Data extract:
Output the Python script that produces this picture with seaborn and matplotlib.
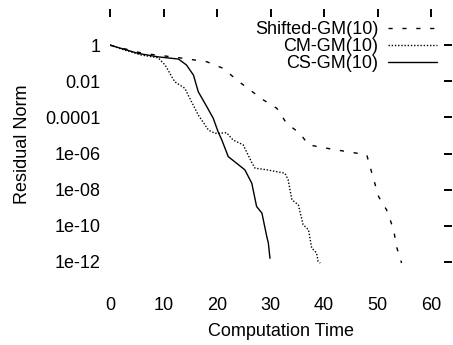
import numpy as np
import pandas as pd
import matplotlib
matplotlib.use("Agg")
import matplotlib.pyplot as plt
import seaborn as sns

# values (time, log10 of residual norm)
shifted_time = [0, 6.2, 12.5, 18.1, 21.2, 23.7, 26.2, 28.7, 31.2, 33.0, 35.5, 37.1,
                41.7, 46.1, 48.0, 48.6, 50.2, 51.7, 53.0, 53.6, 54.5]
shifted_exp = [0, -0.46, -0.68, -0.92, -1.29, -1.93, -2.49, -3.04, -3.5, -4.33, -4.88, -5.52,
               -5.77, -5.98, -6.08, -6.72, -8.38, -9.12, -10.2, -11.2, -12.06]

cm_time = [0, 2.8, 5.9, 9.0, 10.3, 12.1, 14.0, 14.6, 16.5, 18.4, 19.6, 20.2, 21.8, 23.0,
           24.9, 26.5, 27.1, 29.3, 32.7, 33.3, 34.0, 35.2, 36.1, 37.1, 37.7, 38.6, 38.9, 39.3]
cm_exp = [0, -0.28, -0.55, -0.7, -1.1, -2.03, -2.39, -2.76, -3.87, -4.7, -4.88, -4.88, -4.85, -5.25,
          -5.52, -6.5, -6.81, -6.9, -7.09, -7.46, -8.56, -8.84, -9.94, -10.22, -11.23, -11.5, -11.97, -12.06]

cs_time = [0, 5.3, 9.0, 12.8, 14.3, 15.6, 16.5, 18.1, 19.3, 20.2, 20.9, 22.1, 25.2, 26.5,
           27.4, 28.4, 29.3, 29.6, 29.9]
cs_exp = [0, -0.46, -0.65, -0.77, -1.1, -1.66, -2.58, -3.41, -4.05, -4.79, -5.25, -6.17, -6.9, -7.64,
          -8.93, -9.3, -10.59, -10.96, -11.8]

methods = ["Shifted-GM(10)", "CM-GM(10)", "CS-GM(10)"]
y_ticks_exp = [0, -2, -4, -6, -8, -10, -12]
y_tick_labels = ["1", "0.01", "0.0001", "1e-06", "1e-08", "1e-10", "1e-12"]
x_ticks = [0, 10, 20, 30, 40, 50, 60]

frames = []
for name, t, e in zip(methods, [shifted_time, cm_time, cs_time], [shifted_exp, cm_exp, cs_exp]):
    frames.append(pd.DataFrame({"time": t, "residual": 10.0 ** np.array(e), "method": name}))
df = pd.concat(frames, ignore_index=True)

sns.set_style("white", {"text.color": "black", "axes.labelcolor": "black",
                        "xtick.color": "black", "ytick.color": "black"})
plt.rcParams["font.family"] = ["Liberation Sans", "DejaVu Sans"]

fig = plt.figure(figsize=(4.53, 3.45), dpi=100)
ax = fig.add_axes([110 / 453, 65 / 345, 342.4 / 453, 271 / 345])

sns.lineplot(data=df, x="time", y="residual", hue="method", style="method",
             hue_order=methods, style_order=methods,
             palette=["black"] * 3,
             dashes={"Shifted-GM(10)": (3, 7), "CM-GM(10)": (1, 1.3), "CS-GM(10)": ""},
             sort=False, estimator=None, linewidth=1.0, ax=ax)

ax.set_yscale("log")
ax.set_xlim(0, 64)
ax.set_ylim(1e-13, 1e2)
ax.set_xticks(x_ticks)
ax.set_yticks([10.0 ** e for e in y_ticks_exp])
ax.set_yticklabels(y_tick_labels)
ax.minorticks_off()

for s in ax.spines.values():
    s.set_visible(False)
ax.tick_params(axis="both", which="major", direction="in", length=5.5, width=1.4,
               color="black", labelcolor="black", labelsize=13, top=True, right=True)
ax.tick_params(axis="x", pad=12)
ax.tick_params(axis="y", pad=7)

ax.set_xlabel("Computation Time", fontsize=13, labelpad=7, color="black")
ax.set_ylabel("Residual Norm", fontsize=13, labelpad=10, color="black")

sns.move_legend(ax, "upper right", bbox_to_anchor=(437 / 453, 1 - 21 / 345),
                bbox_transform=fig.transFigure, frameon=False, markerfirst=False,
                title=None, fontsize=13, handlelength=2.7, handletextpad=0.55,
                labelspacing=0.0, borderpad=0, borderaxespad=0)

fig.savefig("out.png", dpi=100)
--
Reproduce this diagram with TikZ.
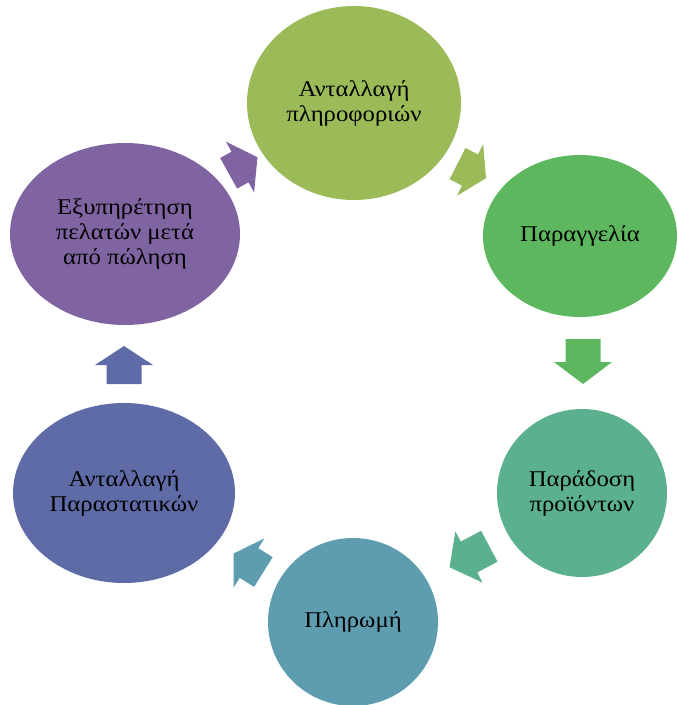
---
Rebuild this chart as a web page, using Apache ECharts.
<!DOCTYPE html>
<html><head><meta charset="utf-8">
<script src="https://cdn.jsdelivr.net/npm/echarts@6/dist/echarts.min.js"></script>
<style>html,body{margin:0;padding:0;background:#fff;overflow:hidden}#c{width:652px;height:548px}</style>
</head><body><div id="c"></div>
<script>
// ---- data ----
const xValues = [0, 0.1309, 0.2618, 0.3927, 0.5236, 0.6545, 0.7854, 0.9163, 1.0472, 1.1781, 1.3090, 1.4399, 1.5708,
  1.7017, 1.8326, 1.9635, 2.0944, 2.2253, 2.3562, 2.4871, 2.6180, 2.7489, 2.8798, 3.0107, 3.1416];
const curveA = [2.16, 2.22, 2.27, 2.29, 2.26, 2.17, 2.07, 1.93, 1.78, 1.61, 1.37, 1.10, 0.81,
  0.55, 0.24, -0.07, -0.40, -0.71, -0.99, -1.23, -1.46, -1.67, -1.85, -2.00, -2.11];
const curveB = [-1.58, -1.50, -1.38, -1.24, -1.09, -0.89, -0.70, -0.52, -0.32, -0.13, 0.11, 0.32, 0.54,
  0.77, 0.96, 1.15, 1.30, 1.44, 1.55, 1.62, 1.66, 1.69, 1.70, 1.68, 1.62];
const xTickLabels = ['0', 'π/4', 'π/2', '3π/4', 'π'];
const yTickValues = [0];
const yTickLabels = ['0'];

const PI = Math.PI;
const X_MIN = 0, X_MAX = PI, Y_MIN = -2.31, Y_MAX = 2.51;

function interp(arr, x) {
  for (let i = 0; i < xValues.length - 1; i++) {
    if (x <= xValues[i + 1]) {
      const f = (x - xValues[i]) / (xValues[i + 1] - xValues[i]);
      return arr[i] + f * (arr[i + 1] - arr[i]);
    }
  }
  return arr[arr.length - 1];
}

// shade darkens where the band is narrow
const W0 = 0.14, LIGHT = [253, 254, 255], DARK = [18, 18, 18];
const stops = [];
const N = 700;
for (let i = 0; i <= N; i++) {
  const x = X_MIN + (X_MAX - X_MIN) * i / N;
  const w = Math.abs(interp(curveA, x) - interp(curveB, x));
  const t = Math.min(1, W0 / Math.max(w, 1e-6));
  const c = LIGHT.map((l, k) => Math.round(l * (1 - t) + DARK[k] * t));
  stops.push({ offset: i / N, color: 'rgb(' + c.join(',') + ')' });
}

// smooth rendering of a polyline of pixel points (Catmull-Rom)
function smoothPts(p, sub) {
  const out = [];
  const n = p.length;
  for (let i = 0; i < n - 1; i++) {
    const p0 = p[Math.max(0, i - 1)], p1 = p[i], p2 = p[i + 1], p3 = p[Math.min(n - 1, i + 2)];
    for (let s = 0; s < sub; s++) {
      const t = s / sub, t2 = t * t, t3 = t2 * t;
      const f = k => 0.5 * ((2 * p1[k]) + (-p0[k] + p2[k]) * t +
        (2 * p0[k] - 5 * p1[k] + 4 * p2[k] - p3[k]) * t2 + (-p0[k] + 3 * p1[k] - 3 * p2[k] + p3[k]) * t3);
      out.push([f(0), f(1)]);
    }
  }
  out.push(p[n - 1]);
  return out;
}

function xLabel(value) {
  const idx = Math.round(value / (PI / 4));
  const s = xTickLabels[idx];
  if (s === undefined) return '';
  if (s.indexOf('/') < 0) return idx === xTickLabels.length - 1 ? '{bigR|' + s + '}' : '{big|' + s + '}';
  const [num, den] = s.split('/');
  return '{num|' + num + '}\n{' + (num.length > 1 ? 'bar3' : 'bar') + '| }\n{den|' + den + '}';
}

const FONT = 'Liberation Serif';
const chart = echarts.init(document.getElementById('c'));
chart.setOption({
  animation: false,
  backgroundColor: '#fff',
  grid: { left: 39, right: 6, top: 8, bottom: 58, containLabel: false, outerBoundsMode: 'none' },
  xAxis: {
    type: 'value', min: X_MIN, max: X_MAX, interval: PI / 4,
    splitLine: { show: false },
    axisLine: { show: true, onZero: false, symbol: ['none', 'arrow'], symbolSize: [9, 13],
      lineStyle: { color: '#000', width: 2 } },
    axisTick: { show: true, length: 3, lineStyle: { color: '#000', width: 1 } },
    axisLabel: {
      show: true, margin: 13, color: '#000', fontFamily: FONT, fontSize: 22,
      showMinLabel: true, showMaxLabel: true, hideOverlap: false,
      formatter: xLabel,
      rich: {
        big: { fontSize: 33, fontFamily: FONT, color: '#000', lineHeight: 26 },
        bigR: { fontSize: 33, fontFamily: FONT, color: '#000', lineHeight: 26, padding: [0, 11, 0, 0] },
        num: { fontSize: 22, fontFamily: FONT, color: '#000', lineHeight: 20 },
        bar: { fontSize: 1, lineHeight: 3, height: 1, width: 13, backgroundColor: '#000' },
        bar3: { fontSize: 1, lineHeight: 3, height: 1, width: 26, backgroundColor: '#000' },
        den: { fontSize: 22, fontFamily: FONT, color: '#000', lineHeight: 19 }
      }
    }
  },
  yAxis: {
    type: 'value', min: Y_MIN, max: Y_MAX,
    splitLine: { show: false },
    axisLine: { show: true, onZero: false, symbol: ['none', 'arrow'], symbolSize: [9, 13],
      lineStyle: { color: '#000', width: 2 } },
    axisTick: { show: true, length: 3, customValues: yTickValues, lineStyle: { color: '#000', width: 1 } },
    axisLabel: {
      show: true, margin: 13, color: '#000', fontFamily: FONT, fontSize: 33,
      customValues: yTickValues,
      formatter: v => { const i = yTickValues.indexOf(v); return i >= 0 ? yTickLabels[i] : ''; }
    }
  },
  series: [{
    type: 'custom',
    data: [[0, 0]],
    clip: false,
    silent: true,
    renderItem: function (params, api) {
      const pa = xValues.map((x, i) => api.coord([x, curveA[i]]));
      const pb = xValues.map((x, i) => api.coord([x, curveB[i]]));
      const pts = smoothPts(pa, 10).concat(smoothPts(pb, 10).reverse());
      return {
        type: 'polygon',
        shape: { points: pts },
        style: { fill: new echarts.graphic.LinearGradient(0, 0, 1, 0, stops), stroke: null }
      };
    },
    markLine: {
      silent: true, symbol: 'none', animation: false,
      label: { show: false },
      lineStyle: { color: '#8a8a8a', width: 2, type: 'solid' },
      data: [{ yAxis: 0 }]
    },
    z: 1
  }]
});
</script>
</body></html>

Your goal:
Above are some records. Reproduce the lines from the one with "Output the Python" down to the one with "import seaborn as sns", keeping both, and leave every picture out.

Answer to this problem:
Output the Python script that produces this picture with seaborn and matplotlib.
import numpy as np
import pandas as pd
import matplotlib
matplotlib.use("Agg")
import matplotlib.pyplot as plt
import seaborn as sns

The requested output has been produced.